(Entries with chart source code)
★ ★ ★ ★ ★ ★ ★
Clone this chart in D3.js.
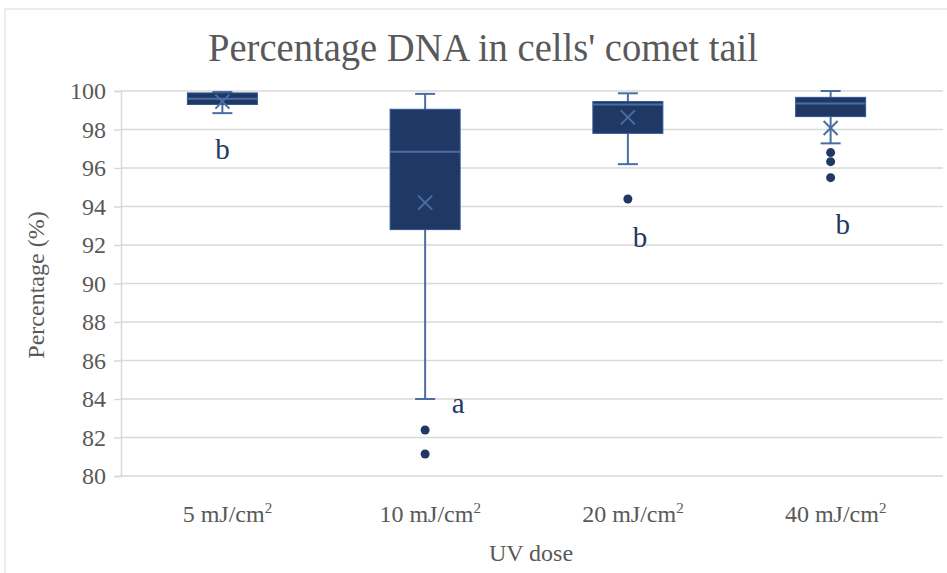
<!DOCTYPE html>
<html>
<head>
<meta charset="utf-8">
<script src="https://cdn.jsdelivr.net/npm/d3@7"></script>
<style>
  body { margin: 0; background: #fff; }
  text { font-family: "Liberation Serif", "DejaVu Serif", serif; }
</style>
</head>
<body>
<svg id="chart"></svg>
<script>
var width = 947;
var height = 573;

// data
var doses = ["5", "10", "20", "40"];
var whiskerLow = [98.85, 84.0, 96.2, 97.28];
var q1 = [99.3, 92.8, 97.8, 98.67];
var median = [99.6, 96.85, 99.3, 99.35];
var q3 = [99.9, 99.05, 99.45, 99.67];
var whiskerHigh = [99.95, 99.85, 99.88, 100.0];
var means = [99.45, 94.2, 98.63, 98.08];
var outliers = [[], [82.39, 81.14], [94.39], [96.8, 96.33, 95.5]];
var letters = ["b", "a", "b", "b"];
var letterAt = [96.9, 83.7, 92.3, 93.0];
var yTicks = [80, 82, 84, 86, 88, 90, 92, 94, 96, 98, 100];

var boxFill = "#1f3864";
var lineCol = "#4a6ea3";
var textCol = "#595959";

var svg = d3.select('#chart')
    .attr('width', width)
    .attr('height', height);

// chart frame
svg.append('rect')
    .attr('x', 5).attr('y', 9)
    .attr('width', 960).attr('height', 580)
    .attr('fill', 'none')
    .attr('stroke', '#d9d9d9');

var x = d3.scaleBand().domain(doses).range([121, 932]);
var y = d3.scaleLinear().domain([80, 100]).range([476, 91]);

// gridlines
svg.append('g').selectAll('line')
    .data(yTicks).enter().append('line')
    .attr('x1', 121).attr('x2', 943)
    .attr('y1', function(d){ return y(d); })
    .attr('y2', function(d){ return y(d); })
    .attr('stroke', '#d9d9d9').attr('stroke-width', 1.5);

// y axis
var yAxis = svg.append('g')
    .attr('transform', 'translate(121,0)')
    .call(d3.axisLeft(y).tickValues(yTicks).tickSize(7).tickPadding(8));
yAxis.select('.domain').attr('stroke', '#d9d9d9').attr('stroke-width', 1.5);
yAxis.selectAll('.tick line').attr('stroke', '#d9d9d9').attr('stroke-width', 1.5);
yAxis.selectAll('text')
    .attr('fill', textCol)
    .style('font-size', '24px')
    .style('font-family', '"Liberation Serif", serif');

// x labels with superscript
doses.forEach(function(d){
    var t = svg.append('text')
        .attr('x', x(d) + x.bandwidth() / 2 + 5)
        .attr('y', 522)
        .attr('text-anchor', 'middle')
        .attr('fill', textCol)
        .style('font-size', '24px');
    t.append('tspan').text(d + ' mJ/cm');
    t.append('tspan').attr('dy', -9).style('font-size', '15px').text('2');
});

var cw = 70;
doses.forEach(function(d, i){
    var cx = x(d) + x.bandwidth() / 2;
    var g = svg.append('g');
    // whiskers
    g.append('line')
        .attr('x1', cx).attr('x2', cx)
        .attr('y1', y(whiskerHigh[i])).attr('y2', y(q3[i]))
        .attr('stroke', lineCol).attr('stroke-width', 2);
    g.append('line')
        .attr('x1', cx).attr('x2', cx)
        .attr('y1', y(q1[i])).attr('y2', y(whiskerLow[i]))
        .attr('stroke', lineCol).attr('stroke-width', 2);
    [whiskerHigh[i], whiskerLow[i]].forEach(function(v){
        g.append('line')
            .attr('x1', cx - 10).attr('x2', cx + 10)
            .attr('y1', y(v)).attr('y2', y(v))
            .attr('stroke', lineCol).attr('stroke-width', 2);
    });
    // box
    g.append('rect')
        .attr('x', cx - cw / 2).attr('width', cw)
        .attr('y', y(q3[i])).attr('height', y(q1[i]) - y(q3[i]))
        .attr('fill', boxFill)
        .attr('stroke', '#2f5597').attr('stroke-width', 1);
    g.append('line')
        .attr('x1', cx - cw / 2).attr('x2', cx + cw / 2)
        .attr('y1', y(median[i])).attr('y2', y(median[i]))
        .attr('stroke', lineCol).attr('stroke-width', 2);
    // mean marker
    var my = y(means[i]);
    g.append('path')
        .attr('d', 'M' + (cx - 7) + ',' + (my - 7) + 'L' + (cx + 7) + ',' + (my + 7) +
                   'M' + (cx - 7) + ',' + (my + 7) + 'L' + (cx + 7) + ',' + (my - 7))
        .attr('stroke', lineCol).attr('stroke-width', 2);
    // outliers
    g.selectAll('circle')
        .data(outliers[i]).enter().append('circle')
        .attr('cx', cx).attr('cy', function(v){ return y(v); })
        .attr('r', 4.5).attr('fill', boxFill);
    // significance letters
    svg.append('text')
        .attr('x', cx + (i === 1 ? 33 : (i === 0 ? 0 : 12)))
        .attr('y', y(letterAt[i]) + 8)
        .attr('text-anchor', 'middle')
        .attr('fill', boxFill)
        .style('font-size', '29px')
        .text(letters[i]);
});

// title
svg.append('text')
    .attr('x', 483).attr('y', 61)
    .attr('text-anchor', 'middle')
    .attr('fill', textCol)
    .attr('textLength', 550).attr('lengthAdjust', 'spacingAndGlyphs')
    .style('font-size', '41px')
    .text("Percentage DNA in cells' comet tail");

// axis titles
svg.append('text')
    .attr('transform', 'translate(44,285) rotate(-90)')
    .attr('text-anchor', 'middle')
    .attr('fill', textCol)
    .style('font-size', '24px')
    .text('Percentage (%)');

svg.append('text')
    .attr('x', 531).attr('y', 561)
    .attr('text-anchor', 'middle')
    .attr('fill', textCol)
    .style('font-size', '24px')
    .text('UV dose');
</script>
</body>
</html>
★ ★ ★ ★ ★ ★ ★
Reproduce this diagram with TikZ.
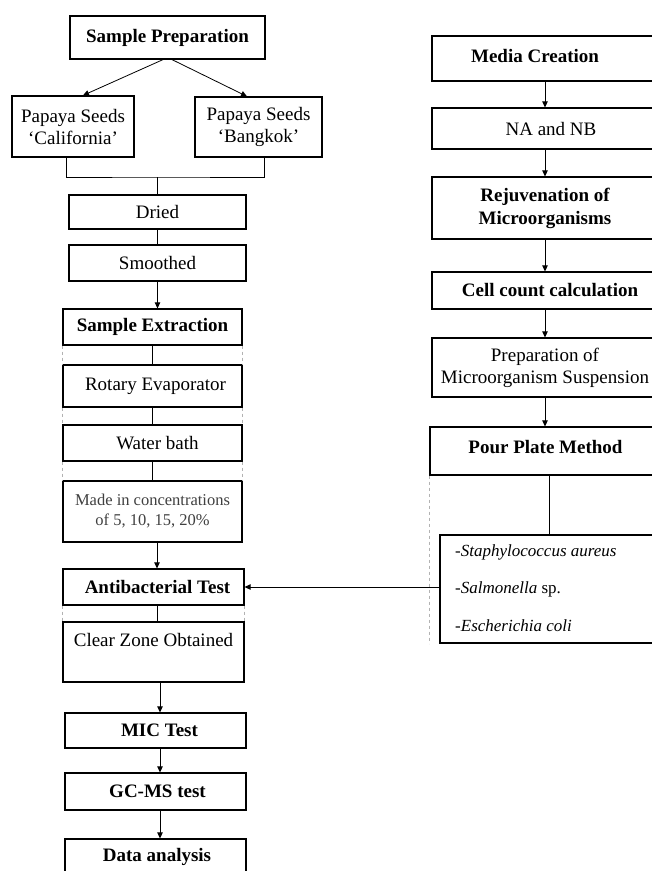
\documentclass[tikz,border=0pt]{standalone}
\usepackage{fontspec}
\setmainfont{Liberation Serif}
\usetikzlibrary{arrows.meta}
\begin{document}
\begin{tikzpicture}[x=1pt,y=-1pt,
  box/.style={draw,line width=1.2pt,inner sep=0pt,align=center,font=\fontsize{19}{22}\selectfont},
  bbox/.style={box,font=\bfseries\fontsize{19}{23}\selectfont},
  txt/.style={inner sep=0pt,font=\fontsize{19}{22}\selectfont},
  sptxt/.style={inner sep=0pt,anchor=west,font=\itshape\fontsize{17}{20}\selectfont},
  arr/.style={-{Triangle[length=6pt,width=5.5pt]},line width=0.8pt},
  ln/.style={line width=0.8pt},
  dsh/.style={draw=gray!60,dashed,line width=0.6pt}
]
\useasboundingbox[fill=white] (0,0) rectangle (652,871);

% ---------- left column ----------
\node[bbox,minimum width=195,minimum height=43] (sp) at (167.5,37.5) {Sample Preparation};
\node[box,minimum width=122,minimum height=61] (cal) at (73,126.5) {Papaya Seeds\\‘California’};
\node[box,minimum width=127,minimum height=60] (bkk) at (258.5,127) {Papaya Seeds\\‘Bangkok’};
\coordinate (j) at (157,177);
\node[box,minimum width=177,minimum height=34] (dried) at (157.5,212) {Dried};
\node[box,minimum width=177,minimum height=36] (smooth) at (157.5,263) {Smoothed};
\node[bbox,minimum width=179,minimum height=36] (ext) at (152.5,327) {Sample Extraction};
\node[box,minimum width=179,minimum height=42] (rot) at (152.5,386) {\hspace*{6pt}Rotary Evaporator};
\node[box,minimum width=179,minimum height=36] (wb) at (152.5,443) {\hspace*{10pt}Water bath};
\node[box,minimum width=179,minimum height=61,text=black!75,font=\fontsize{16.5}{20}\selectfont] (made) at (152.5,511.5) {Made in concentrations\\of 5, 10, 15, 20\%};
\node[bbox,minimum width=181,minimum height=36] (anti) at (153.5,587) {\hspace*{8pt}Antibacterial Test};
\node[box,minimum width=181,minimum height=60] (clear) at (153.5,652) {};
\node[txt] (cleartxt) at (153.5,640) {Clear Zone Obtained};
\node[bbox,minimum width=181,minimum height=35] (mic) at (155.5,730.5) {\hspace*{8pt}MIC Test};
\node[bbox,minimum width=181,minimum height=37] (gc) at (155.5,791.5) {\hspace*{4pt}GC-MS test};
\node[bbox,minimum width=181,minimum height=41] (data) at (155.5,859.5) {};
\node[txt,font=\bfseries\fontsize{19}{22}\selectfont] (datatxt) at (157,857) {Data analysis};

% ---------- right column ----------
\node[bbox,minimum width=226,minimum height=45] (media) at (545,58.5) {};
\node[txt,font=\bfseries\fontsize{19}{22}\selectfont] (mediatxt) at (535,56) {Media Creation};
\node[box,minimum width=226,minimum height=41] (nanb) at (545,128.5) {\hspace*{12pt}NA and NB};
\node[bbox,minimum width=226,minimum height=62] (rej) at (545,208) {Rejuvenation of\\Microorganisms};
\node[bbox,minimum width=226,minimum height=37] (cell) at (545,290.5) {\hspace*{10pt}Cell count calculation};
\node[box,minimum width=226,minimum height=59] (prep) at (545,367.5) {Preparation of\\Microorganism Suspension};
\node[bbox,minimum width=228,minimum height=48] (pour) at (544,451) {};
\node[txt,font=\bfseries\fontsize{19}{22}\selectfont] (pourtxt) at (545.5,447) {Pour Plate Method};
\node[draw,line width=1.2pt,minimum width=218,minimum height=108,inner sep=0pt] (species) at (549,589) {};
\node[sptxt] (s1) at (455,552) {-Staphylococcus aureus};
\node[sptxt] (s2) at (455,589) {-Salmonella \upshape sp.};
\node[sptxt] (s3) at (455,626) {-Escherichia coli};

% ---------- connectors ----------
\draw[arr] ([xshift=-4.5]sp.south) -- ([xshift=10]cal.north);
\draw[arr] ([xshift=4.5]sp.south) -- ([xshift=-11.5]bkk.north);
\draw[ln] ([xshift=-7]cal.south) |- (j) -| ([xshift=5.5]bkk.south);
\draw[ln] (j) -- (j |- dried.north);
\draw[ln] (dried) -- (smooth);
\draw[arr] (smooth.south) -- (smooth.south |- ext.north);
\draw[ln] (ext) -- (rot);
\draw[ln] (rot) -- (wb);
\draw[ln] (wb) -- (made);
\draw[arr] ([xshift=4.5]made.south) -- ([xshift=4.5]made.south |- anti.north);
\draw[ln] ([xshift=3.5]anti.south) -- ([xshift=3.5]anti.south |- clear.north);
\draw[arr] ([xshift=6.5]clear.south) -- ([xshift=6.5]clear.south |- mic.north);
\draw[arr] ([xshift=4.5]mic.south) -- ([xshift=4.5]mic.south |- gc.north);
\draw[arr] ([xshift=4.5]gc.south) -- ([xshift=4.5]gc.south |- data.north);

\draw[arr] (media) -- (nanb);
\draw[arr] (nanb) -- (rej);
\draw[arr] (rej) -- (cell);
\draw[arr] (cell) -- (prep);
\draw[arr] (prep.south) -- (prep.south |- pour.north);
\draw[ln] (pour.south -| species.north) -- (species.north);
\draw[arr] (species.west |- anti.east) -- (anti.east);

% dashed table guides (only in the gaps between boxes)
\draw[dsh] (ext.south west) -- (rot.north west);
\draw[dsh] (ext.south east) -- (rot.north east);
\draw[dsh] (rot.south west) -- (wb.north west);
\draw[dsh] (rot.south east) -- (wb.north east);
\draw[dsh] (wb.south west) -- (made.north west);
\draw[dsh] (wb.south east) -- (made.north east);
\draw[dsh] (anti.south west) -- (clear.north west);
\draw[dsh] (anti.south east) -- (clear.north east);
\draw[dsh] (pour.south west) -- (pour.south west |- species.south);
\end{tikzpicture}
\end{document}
★ ★ ★ ★ ★ ★ ★
▶ _Exercise_
Only the lines between the one with "Clone this chart in D3.js." and the one with "var height = 573;", those two included, get copied from the material above. Keep it exact and free of pictures.

▶ _Reply to the exercise_
Clone this chart in D3.js.
<!DOCTYPE html>
<html>
<head>
<meta charset="utf-8">
<script src="https://cdn.jsdelivr.net/npm/d3@7"></script>
<style>
  body { margin: 0; background: #fff; }
  text { font-family: "Liberation Serif", "DejaVu Serif", serif; }
</style>
</head>
<body>
<svg id="chart"></svg>
<script>
var width = 947;
var height = 573;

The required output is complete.